I guess fear of being questioned beyond more then my mind can handle...which is not much anymore since all this. perhaps if I take a sedative before going in...haha. I thought I have stated the path before...but Canada immigration states I should not have had to based on being birth right. I'm just scared of saying wrong facts now. I'm going to try with just saying I did think I was relinquishing...but not sure I took oath. That's the truth and being I never tried to do any acts to maintain citizenship. Fingers crossed!!!


----------



## Lovecheese

Lovecheese said:


> I guess fear of being questioned beyond more then my mind can handle...which is not much anymore since all this. perhaps if I take a sedative before going in...haha. I thought I have stated the path before...but Canada immigration states I should not have had to based on being birth right. I'm just scared of saying wrong facts now. I'm going to try with just saying I did think I was relinquishing...but not sure I took oath. That's the truth and being I never tried to do any acts to maintain citizenship. Fingers crossed!!!

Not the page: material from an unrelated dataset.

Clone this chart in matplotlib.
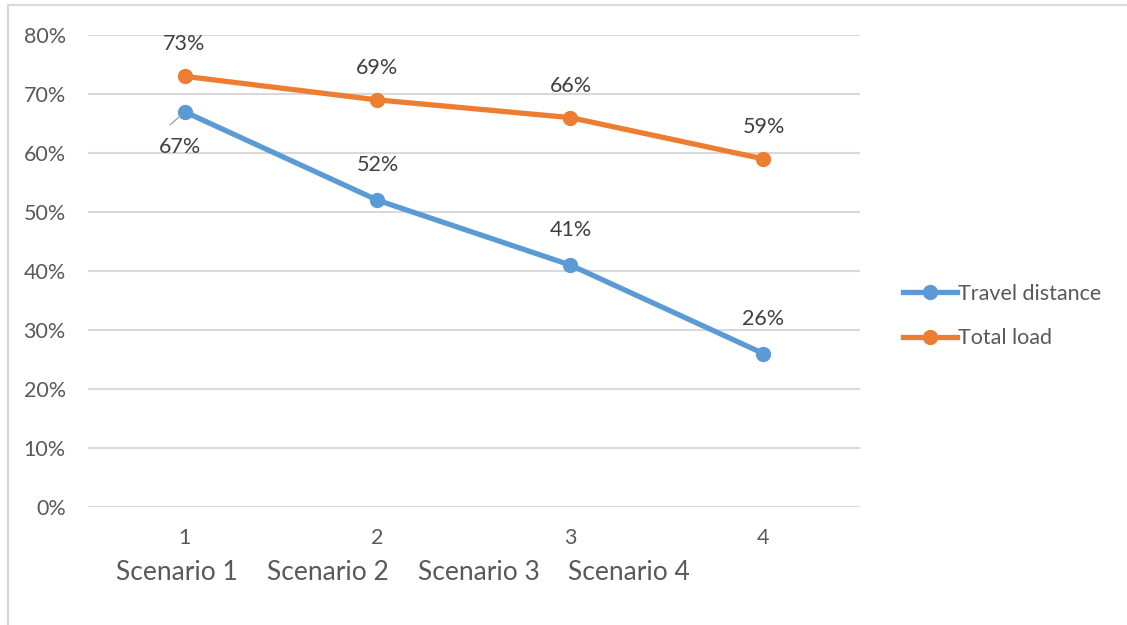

I meant oath.....gotta love auto text on iPhones


----------



## Guest

Question.....

I have a friend who was born in Canada to Parents that the father was a US citizen. Since the Father worked full time in the US, they had a house on both sides of the border. This individual has never lived or worked in the States (stayed in Canada with the Canadian Mother)and has no supporting documentation from the US other than his family tree.

Accidental American?

You all know this story.....nobody believes this could actually be the case.


----------



## pwdunn

Mach7 said:


> Question.....
> 
> I have a friend who was born in Canada to Parents that the father was a US citizen. Since the Father worked full time in the US, they had a house on both sides of the border. This individual has never lived or worked in the States (stayed in Canada with the Canadian Mother)and has no supporting documentation from the US other than his family tree.
> 
> Accidental American?
> 
> You all know this story.....nobody believes this could actually be the case.


Mach7, see this new post on dominant nationality. I think this would settle the matter for your friend.
Dominant (and effective) nationality and why it matters | The Isaac Brock Society


----------



## Lovecheese

I need some advice: my mom was born in England.....then grew up in canada...got canadian citizenship and then married my US dad and became a naturalized US citizen in the 1970's. Her birth certificate and passport only have England as birthplace...and of course she has only ever had her Canadian passport. She has not filed US taxes since leaving the US in mid 90's. Do you think she should back file or ignore this mess? She doesn't have any huge assets ...no rrsp's ...just a small company pension. Any suggestions? I kinda feel like there's no way anyone would know in her case she had been American...as long as she doesn't try and claim social security...is it possible to avoid that when applying for your pension in Canada?


----------



## KalC

Lovecheese said:


> I need some advice: my mom was born in England.....then grew up in canada...got canadian citizenship and then married my US dad and became a naturalized US citizen in the 1970's. Her birth certificate and passport only have England as birthplace...and of course she has only ever had her Canadian passport. She has not filed US taxes since leaving the US in mid 90's. Do you think she should back file or ignore this mess? She doesn't have any huge assets ...no rrsp's ...just a small company pension. Any suggestions? I kinda feel like there's no way anyone would know in her case she had been American...as long as she doesn't try and claim social security...is it possible to avoid that when applying for your pension in Canada?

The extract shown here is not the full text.